RNZI : Our International Voice on Shortwave Radio
WIRELESS WAVES TO THE WORLD
Our International Voice
by Bob Edlin
JANUARY 24, 1990. In Auckland, the Commonwealth Games would open and Kiwis would be preparing to run, jump, swim, peddle… whatever.., in competition against athletes from around the globe. In Wellington, a small team of broadcasters would be making their own preparations.
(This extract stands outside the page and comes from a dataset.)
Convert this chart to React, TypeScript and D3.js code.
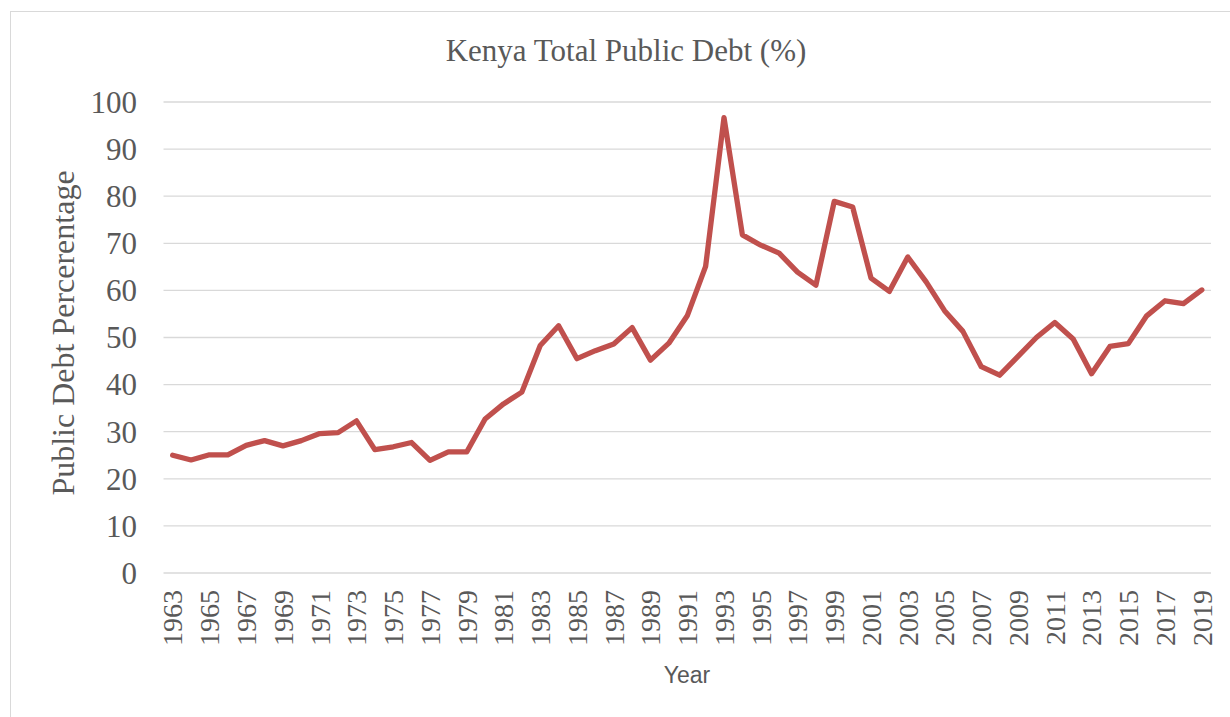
import React from "react";
import * as d3 from "d3";

const years: number[] = [
  1963, 1964, 1965, 1966, 1967, 1968, 1969, 1970, 1971, 1972,
  1973, 1974, 1975, 1976, 1977, 1978, 1979, 1980, 1981, 1982,
  1983, 1984, 1985, 1986, 1987, 1988, 1989, 1990, 1991, 1992,
  1993, 1994, 1995, 1996, 1997, 1998, 1999, 2000, 2001, 2002,
  2003, 2004, 2005, 2006, 2007, 2008, 2009, 2010, 2011, 2012,
  2013, 2014, 2015, 2016, 2017, 2018, 2019,
];

const debt: number[] = [
  25.0, 24.0, 25.1, 25.1, 27.1, 28.1, 27.0, 28.1, 29.6, 29.8,
  32.3, 26.2, 26.8, 27.7, 23.9, 25.7, 25.7, 32.7, 35.9, 38.4,
  48.3, 52.5, 45.5, 47.2, 48.6, 52.1, 45.2, 48.8, 54.6, 65.1,
  96.7, 71.8, 69.6, 67.9, 63.9, 61.1, 78.9, 77.7, 62.6, 59.8,
  67.1, 61.8, 55.7, 51.3, 43.8, 42.0, 46.0, 50.0, 53.2, 49.7,
  42.3, 48.1, 48.7, 54.6, 57.8, 57.2, 60.1,
];

const yTicks: number[] = [0, 10, 20, 30, 40, 50, 60, 70, 80, 90, 100];
const xTickYears: number[] = years.filter((_, i) => i % 2 === 0);

const titleText = "Kenya Total Public Debt (%)";
const yTitle = "Public Debt Percerentage";
const xTitle = "Year";

export default function App() {
  const W = 1230;
  const H = 717;
  const left = 163.5;
  const right = 1211;
  const top = 102;
  const bottom = 573;

  const x = d3
    .scaleBand<number>()
    .domain(years)
    .range([left, right])
    .paddingInner(0)
    .paddingOuter(0);
  const cx = (yr: number) => (x(yr) as number) + x.bandwidth() / 2;
  const y = d3.scaleLinear().domain([0, 100]).range([bottom, top]);

  const line = d3
    .line<number>()
    .x((_, i) => cx(years[i]))
    .y((d) => y(d));

  const serif = "'Liberation Serif', 'Times New Roman', serif";
  const textColor = "#595959";

  return (
    <svg
      width={W}
      height={H}
      style={{ position: "absolute", left: 0, top: 0, background: "#fff" }}
    >
      <rect x={10.5} y={11.5} width={W} height={H} fill="#fff" stroke="#d9d9d9" strokeWidth={1} />
      <text
        x={626}
        y={61}
        textAnchor="middle"
        fontFamily={serif}
        fontSize={31}
        fill={textColor}
      >
        {titleText}
      </text>
      {yTicks.map((t) => (
        <g key={t}>
          <line x1={left} x2={right} y1={y(t)} y2={y(t)} stroke="#d9d9d9" strokeWidth={1.3} />
          <text
            x={137}
            y={y(t)}
            dy="0.35em"
            textAnchor="end"
            fontFamily={serif}
            fontSize={31}
            fill={textColor}
          >
            {t}
          </text>
        </g>
      ))}
      {xTickYears.map((yr) => (
        <text
          key={yr}
          transform={`translate(${cx(yr) + 9.8},590) rotate(-90)`}
          textAnchor="end"
          fontFamily={serif}
          fontSize={28}
          fill={textColor}
        >
          {yr}
        </text>
      ))}
      <text
        transform={`translate(74,333) rotate(-90)`}
        textAnchor="middle"
        fontFamily={serif}
        fontSize={32}
        fill={textColor}
      >
        {yTitle}
      </text>
      <text
        x={687}
        y={683}
        textAnchor="middle"
        fontFamily="'Liberation Sans', Arial, sans-serif"
        fontSize={23}
        fill={textColor}
      >
        {xTitle}
      </text>
      <path
        d={line(debt) || ""}
        fill="none"
        stroke="#C0504D"
        strokeWidth={5.3}
        strokeLinejoin="round"
        strokeLinecap="round"
      />
    </svg>
  );
}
They would be setting out in pursuit of international competitors who had left them far behind in the race to spread influence and foster goodwill in the South Pacific.
That was the day Radio New Zealand International – with a new, much more powerful transmitter and $1.1 million a year from the Ministry of External Relations and Trade – began broadcasting an expanded programme.
There were no big headlines about the broadcasters, their operations or their aspirations that day. They went to air without much fuss or publicity, at least in this country.
Well known New Zealand broadcaster Ian Johnstone heads Radio New Zealand International, our voice to the world. Now, finally, it is a voice that should be heard.
But it was a gold-letter day for RNZ International manager Ian Johnstone, one of the country’s best-known broadcasters. He rates it among his career highlights (along with his chairing the 1984 election debate on TV between David Lange and Sir Robert Muldoon and a documentary about apartheid and racial tensions in South Africa). He recalls the opening hour and a half programme, and “all these Pacific voices kept coming in.. and there were greetings from Kiribati and Fiji and Polynesia. There was a warmth about it all which made you think that people did want to hear from us again”.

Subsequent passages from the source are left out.